To be done
Find the lines below that contain the word "this" and count them. Only the number should be given.

(begin)

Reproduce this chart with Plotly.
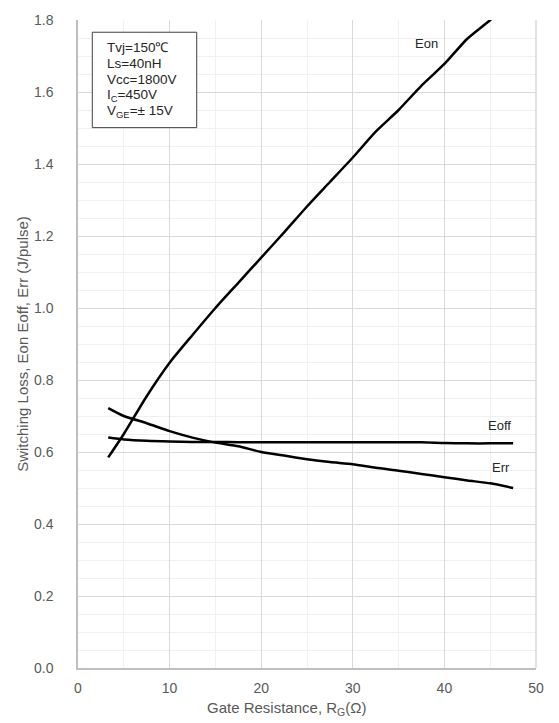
import plotly.graph_objects as go

rg = [3.3, 5, 7.5, 10, 12.5, 15, 17.5, 20, 22.5, 25, 27.5, 30, 32.5, 35, 37.5, 40, 42.5, 45, 47.5]
eon = [0.585, 0.65, 0.755, 0.848, 0.925, 1.0, 1.07, 1.14, 1.21, 1.282, 1.35, 1.418, 1.49, 1.55, 1.618, 1.678, 1.748, 1.80, 1.86]
eoff = [0.64, 0.635, 0.631, 0.629, 0.628, 0.628, 0.627, 0.627, 0.627, 0.627, 0.627, 0.627, 0.627, 0.627, 0.627, 0.625, 0.624, 0.624, 0.624]
err = [0.722, 0.70, 0.68, 0.658, 0.64, 0.626, 0.616, 0.60, 0.59, 0.58, 0.572, 0.566, 0.556, 0.548, 0.539, 0.53, 0.521, 0.513, 0.50]

series_names = ["Eon", "Eoff", "Err"]
label_pos = [(38.0, 1.735), (46.0, 0.675), (46.2, 0.558)]
cond_lines = ["Tvj=150\u2103", "Ls=40nH", "Vcc=1800V", "I<sub>C</sub>=450V", "V<sub>GE</sub>=\u00b1 15V"]

x_ticks = [0, 10, 20, 30, 40, 50]
y_ticks = [0.0, 0.2, 0.4, 0.6, 0.8, 1.0, 1.2, 1.4, 1.6, 1.8]

fig = go.Figure()
for name, ys in zip(series_names, [eon, eoff, err]):
    fig.add_trace(go.Scatter(x=rg, y=ys, mode="lines", name=name, line_shape="spline",
                             line=dict(color="black", width=2.5, smoothing=0.6), showlegend=False))

font_fam = "Liberation Sans, Arial, sans-serif"
for name, (lx, ly) in zip(series_names, label_pos):
    fig.add_annotation(x=lx, y=ly, text=name, showarrow=False,
                       font=dict(family=font_fam, size=13, color="#262626"))

# condition box
fig.add_shape(type="rect", xref="x", yref="y", x0=1.56, x1=12.96, y0=1.501, y1=1.766,
              line=dict(color="#404040", width=1), fillcolor="white", layer="above")
for i, t in enumerate(cond_lines):
    fig.add_annotation(x=2.9, y=1.724 - i * 0.0445, text=t, showarrow=False,
                       xanchor="left", yanchor="middle",
                       font=dict(family=font_fam, size=13.5, color="#262626"))

fig.add_annotation(xref="paper", yref="paper", x=0.456, y=-0.062, yanchor="middle",
                   text="Gate Resistance, R<sub>G</sub>(\u03a9)", showarrow=False,
                   font=dict(family=font_fam, size=15, color="#595959"))

fig.update_layout(
    width=559, height=723,
    margin=dict(l=78, r=23, t=12, b=55),
    paper_bgcolor="white", plot_bgcolor="white",
    font=dict(family=font_fam, size=14, color="#595959"),
)
fig.update_xaxes(range=[0, 50], tickvals=x_ticks, showgrid=True, gridcolor="#d9d9d9", gridwidth=1,
                 minor=dict(dtick=5, showgrid=True, gridcolor="#f0f0f0", gridwidth=1),
                 showline=True, linecolor="#bfbfbf", linewidth=1.5, mirror=False,
                 zeroline=False, ticks="", ticklabelstandoff=6,
                 tickfont=dict(size=14, color="#595959"))
fig.update_yaxes(range=[0, 1.8], tickvals=y_ticks, tickformat=".1f", showgrid=True,
                 gridcolor="#d9d9d9", gridwidth=1,
                 minor=dict(dtick=0.05, showgrid=True, gridcolor="#f0f0f0", gridwidth=1),
                 showline=True, linecolor="#bfbfbf", linewidth=1.5,
                 zeroline=False, ticks="", ticklabelstandoff=20,
                 tickfont=dict(size=14, color="#595959"),
                 title=dict(text="Switching Loss, Eon Eoff, Err (J/pulse)", standoff=2,
                            font=dict(size=15, color="#595959")))
# right border line of plot area
fig.add_shape(type="line", xref="paper", yref="paper", x0=1, x1=1, y0=0, y1=1,
              line=dict(color="#d9d9d9", width=1.5))
fig.write_html("out.html")
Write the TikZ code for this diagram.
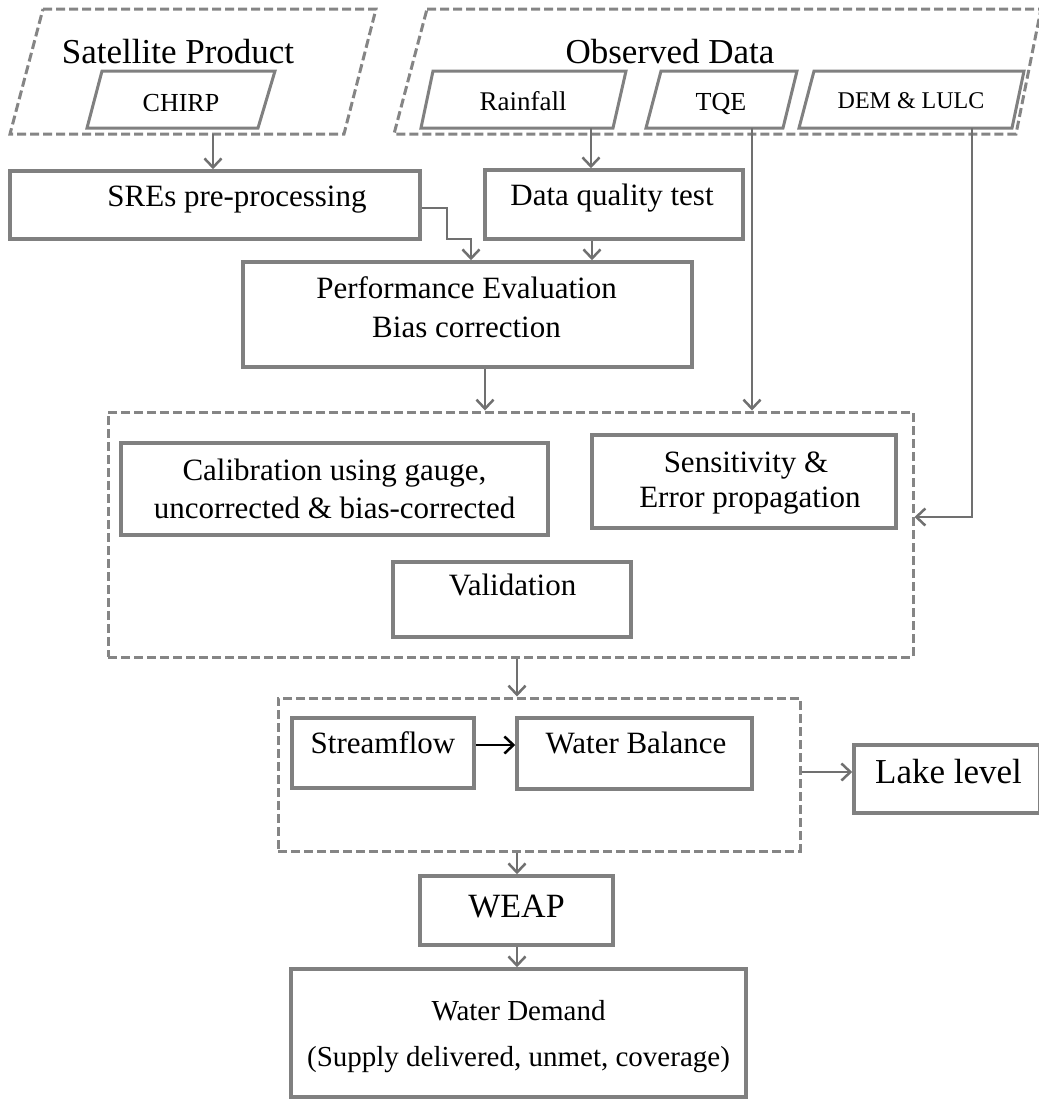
\documentclass[tikz,border=0pt]{standalone}
\usepackage{fontspec}
\setmainfont{Liberation Serif}
\usetikzlibrary{arrows.meta}
\definecolor{bordergray}{HTML}{808080}
\definecolor{linegray}{HTML}{707070}
\definecolor{dashgray}{HTML}{858585}
\begin{document}
\begin{tikzpicture}[x=1pt,y=-1pt,
  box/.style={draw=bordergray, line width=3.5pt, rectangle, inner sep=0pt},
  dbox/.style={draw=dashgray, line width=3pt, dash pattern=on 9pt off 4pt, rectangle, inner sep=0pt},
  para/.style={draw=bordergray, line width=3pt, line join=miter},
  dpara/.style={draw=dashgray, line width=3pt, dash pattern=on 9pt off 4pt},
  conn/.style={draw=linegray, line width=2.5pt, -{Straight Barb[length=9pt,width=17pt]}},
  bconn/.style={draw=black, line width=2.5pt, -{Straight Barb[length=9pt,width=17pt]}},
  txt/.style={anchor=base, inner sep=0pt, align=center},
  fbig/.style={font=\fontsize{35}{40}\selectfont},
  fmid/.style={font=\fontsize{31}{38}\selectfont},
]
\useasboundingbox (0,0) rectangle (1039,1112);

% --- top input groups ---
\begin{scope}
\clip (0,0) rectangle (1039,1112);
\draw[dpara] (43,9) -- (376,9) -- (344,134) -- (10,134) -- cycle;
\draw[dpara] (427,9) -- (1041,9) -- (1016,134) -- (394,134) -- cycle;
\end{scope}
\node[txt, fbig] (satt) at (178,63) {Satellite Product};
\node[txt, fbig] (obst) at (670,63) {Observed Data};

\draw[para] (102,71) -- (275,71) -- (258,128) -- (87,128) -- cycle;
\node[txt, font=\fontsize{26}{30}\selectfont] (chirp) at (181,111) {CHIRP};
\draw[para] (433,71) -- (626,71) -- (613,128) -- (421,128) -- cycle;
\node[txt, font=\fontsize{27}{30}\selectfont] (rain) at (523,110) {Rainfall};
\draw[para] (661,71) -- (797,71) -- (783,128) -- (646,128) -- cycle;
\node[txt, font=\fontsize{26}{30}\selectfont] (tqe) at (721,110) {TQE};
\draw[para] (814,71) -- (1024,71) -- (1012,128) -- (799,128) -- cycle;
\node[txt, font=\fontsize{24}{30}\selectfont] (dem) at (911,108) {DEM \& LULC};

% --- boxes ---
\node[box, minimum width=410pt, minimum height=68pt] (sre) at (215,205) {};
\node[txt, fmid] (sret) at (237,206) {SREs pre-processing};
\node[box, minimum width=258pt, minimum height=69pt] (dqt) at (614,204.5) {};
\node[txt, fmid] (dqtt) at (612,205) {Data quality test};
\node[box, minimum width=449pt, minimum height=105pt] (perf) at (467.5,314.5) {};
\node[txt, font=\fontsize{31}{39}\selectfont] (perft) at (466.5,337) {Performance Evaluation\\Bias correction};

\node[dbox, minimum width=805pt, minimum height=245pt] (dash1) at (510.5,534.5) {};
\node[box, minimum width=427pt, minimum height=92pt] (calib) at (334.5,489) {};
\node[txt, fmid] (calibt) at (334.5,518) {Calibration using gauge,\\uncorrected \& bias-corrected};
\node[box, minimum width=304pt, minimum height=93pt] (sens) at (744,481.5) {};
\node[txt, font=\fontsize{31}{35}\selectfont] (senst) at (746,507) {Sensitivity \&\\\ Error propagation};
\node[box, minimum width=238pt, minimum height=75pt] (valid) at (512,599.5) {};
\node[txt, fmid] (validt) at (512.5,595) {Validation};

\node[dbox, minimum width=522pt, minimum height=153pt] (dash2) at (539,774.5) {};
\node[box, minimum width=182pt, minimum height=70pt] (stream) at (383,753) {};
\node[txt, fmid] (streamt) at (383,753) {Streamflow};
\node[box, minimum width=235pt, minimum height=71pt] (wb) at (634.5,753.5) {};
\node[txt, fmid] (wbt) at (636,753) {Water Balance};
\node[box, minimum width=186pt, minimum height=68pt] (lake) at (947,779) {};
\node[txt, fbig] (laket) at (948.5,783) {Lake level};

\node[box, minimum width=193pt, minimum height=69pt] (weap) at (516.5,910.5) {};
\node[txt, font=\fontsize{34}{40}\selectfont] (weapt) at (516.5,917) {WEAP};
\node[box, minimum width=455pt, minimum height=128pt] (wd) at (518.5,1033) {};
\node[txt, font=\fontsize{29}{46}\selectfont] (wdt) at (518.5,1066) {Water Demand\\(Supply delivered, unmet, coverage)};

% --- connectors ---
\coordinate (chirpb) at (213,134);
\coordinate (rainb) at (591,128);
\coordinate (tqeb) at (752,128);
\coordinate (demb) at (972,128);
\coordinate (demturn) at (972,517);
\coordinate (s1) at (447,208);
\coordinate (s2) at (471,239);
\coordinate (dq) at (592,0);
\coordinate (pf) at (485,0);
\coordinate (mid) at (517,0);
\coordinate (sw) at (0,745);
\coordinate (lk) at (0,772);

\draw[conn] (chirpb) -- (chirpb |- sre.north);
\draw[conn] (rainb) -- (rainb |- dqt.north);
\draw[conn] (tqeb) -- (tqeb |- dash1.north);
\draw[conn] (demb) -- (demturn) -- (demturn -| dash1.east);
\draw[conn] (s1 -| sre.east) -- (s1) -- (s1 |- s2) -- (s2) -- (s2 |- perf.north);
\draw[conn] (dq |- dqt.south) -- (dq |- perf.north);
\draw[conn] (pf |- perf.south) -- (pf |- dash1.north);
\draw[conn] (mid |- dash1.south) -- (mid |- dash2.north);
\draw[bconn] (sw -| stream.east) -- (sw -| wb.west);
\draw[conn] (lk -| dash2.east) -- (lk -| lake.west);
\draw[conn] (mid |- dash2.south) -- (mid |- weap.north);
\draw[conn] (mid |- weap.south) -- (mid |- wd.north);
\end{tikzpicture}
\end{document}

(end)

Written reply
2